Records with drawing code
****

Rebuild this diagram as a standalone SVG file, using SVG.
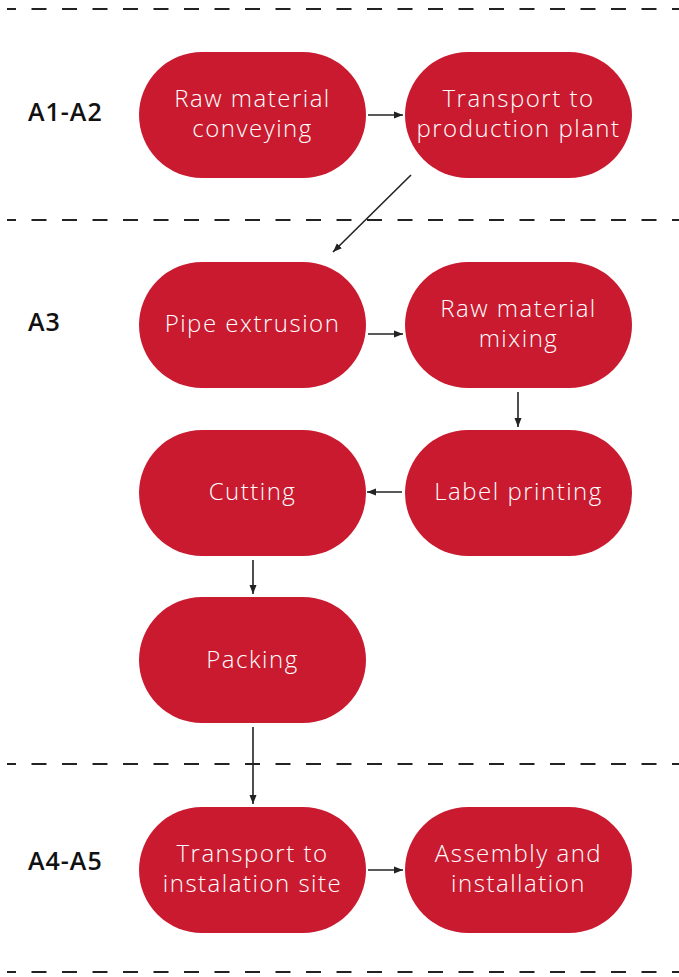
<svg xmlns="http://www.w3.org/2000/svg" width="679" height="977" viewBox="0 0 679 977">
<style>
.node rect{fill:#c91a30}
.node text{fill:#fff;font-family:"Open Sans","Liberation Sans",sans-serif;font-size:24px;font-weight:300;letter-spacing:1.5px;text-anchor:middle}
.sec{fill:#111;font-family:"Open Sans","Liberation Sans",sans-serif;font-size:25px;font-weight:600;letter-spacing:1px}
.dash{stroke:#222;stroke-width:2;stroke-dasharray:15 15.5;stroke-dashoffset:6}
.conn line{stroke:#222;stroke-width:1.6;marker-end:url(#ah)}
</style>
<defs>
<marker id="ah" markerUnits="userSpaceOnUse" markerWidth="10" markerHeight="10" refX="9" refY="5" orient="auto">
<path d="M0,1.5 L9,5 L0,8.5 Z" fill="#222"/>
</marker>
</defs>
<rect width="679" height="977" fill="#fff"/>
<g id="separators">
<line class="dash" x1="7" y1="9" x2="679" y2="9"/>
<line class="dash" x1="7" y1="220" x2="679" y2="220"/>
<line class="dash" x1="7" y1="764" x2="679" y2="764"/>
<line class="dash" x1="7" y1="972" x2="679" y2="972"/>
</g>
<g id="sections">
<text class="sec" x="28" y="121">A1-A2</text>
<text class="sec" x="28" y="331">A3</text>
<text class="sec" x="28" y="870">A4-A5</text>
</g>
<g id="n1" class="node"><rect x="139" y="52" width="227" height="126" rx="63"/><text x="252.5" y="107">Raw material</text><text x="252.5" y="137">conveying</text></g>
<g id="n2" class="node"><rect x="405" y="52" width="227" height="126" rx="63"/><text x="518.5" y="107">Transport to</text><text x="518.5" y="137">production plant</text></g>
<g id="n3" class="node"><rect x="139" y="262" width="227" height="126" rx="63"/><text x="252.5" y="332">Pipe extrusion</text></g>
<g id="n4" class="node"><rect x="405" y="262" width="227" height="126" rx="63"/><text x="518.5" y="317">Raw material</text><text x="518.5" y="347">mixing</text></g>
<g id="n5" class="node"><rect x="405" y="430" width="227" height="126" rx="63"/><text x="518.5" y="500">Label printing</text></g>
<g id="n6" class="node"><rect x="139" y="430" width="227" height="126" rx="63"/><text x="252.5" y="500">Cutting</text></g>
<g id="n7" class="node"><rect x="139" y="597" width="227" height="126" rx="63"/><text x="252.5" y="668">Packing</text></g>
<g id="n8" class="node"><rect x="139" y="807" width="227" height="126" rx="63"/><text x="252.5" y="862">Transport to</text><text x="252.5" y="892">instalation site</text></g>
<g id="n9" class="node"><rect x="405" y="807" width="227" height="126" rx="63"/><text x="518.5" y="862">Assembly and</text><text x="518.5" y="892">installation</text></g>
<g id="connectors" class="conn">
<line x1="368" y1="115" x2="403" y2="115"/>
<line x1="411" y1="175" x2="333" y2="252"/>
<line x1="368" y1="334" x2="403" y2="334"/>
<line x1="518" y1="392" x2="518" y2="427"/>
<line x1="402" y1="492" x2="367" y2="492"/>
<line x1="253" y1="560" x2="253" y2="594"/>
<line x1="253" y1="727" x2="253" y2="804"/>
<line x1="368" y1="870" x2="403" y2="870"/>
</g>
</svg>
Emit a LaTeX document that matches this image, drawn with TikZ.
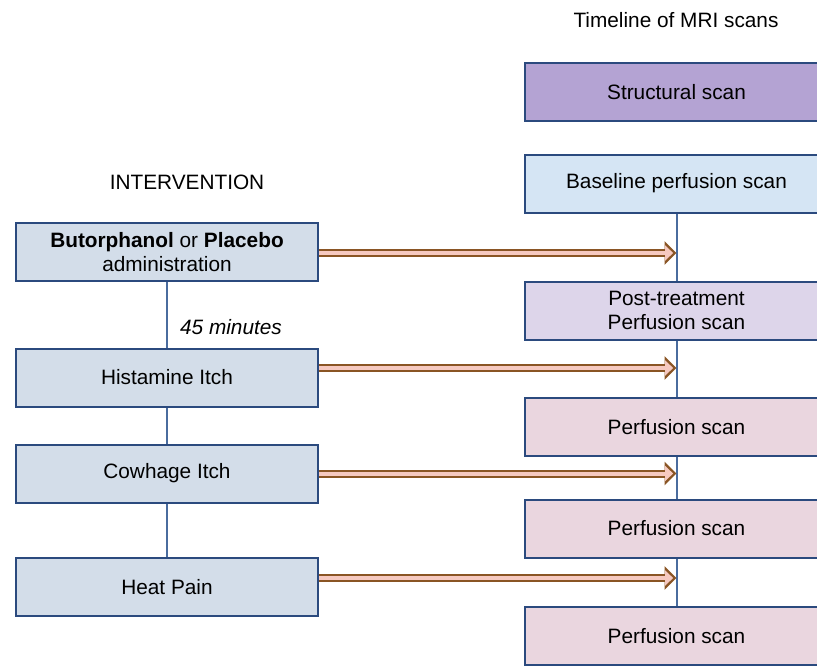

****

• What is being asked:
Without the pictures, restate all of the entries above verbatim.

• Response to this exercise:
Rebuild this diagram as a standalone SVG file, using SVG.
<svg xmlns="http://www.w3.org/2000/svg" width="679" height="977" viewBox="0 0 679 977">
<style>
.node rect{fill:#c91a30}
.node text{fill:#fff;font-family:"Open Sans","Liberation Sans",sans-serif;font-size:24px;font-weight:300;letter-spacing:1.5px;text-anchor:middle}
.sec{fill:#111;font-family:"Open Sans","Liberation Sans",sans-serif;font-size:25px;font-weight:600;letter-spacing:1px}
.dash{stroke:#222;stroke-width:2;stroke-dasharray:15 15.5;stroke-dashoffset:6}
.conn line{stroke:#222;stroke-width:1.6;marker-end:url(#ah)}
</style>
<defs>
<marker id="ah" markerUnits="userSpaceOnUse" markerWidth="10" markerHeight="10" refX="9" refY="5" orient="auto">
<path d="M0,1.5 L9,5 L0,8.5 Z" fill="#222"/>
</marker>
</defs>
<rect width="679" height="977" fill="#fff"/>
<g id="separators">
<line class="dash" x1="7" y1="9" x2="679" y2="9"/>
<line class="dash" x1="7" y1="220" x2="679" y2="220"/>
<line class="dash" x1="7" y1="764" x2="679" y2="764"/>
<line class="dash" x1="7" y1="972" x2="679" y2="972"/>
</g>
<g id="sections">
<text class="sec" x="28" y="121">A1-A2</text>
<text class="sec" x="28" y="331">A3</text>
<text class="sec" x="28" y="870">A4-A5</text>
</g>
<g id="n1" class="node"><rect x="139" y="52" width="227" height="126" rx="63"/><text x="252.5" y="107">Raw material</text><text x="252.5" y="137">conveying</text></g>
<g id="n2" class="node"><rect x="405" y="52" width="227" height="126" rx="63"/><text x="518.5" y="107">Transport to</text><text x="518.5" y="137">production plant</text></g>
<g id="n3" class="node"><rect x="139" y="262" width="227" height="126" rx="63"/><text x="252.5" y="332">Pipe extrusion</text></g>
<g id="n4" class="node"><rect x="405" y="262" width="227" height="126" rx="63"/><text x="518.5" y="317">Raw material</text><text x="518.5" y="347">mixing</text></g>
<g id="n5" class="node"><rect x="405" y="430" width="227" height="126" rx="63"/><text x="518.5" y="500">Label printing</text></g>
<g id="n6" class="node"><rect x="139" y="430" width="227" height="126" rx="63"/><text x="252.5" y="500">Cutting</text></g>
<g id="n7" class="node"><rect x="139" y="597" width="227" height="126" rx="63"/><text x="252.5" y="668">Packing</text></g>
<g id="n8" class="node"><rect x="139" y="807" width="227" height="126" rx="63"/><text x="252.5" y="862">Transport to</text><text x="252.5" y="892">instalation site</text></g>
<g id="n9" class="node"><rect x="405" y="807" width="227" height="126" rx="63"/><text x="518.5" y="862">Assembly and</text><text x="518.5" y="892">installation</text></g>
<g id="connectors" class="conn">
<line x1="368" y1="115" x2="403" y2="115"/>
<line x1="411" y1="175" x2="333" y2="252"/>
<line x1="368" y1="334" x2="403" y2="334"/>
<line x1="518" y1="392" x2="518" y2="427"/>
<line x1="402" y1="492" x2="367" y2="492"/>
<line x1="253" y1="560" x2="253" y2="594"/>
<line x1="253" y1="727" x2="253" y2="804"/>
<line x1="368" y1="870" x2="403" y2="870"/>
</g>
</svg>
Emit a LaTeX document that matches this image, drawn with TikZ.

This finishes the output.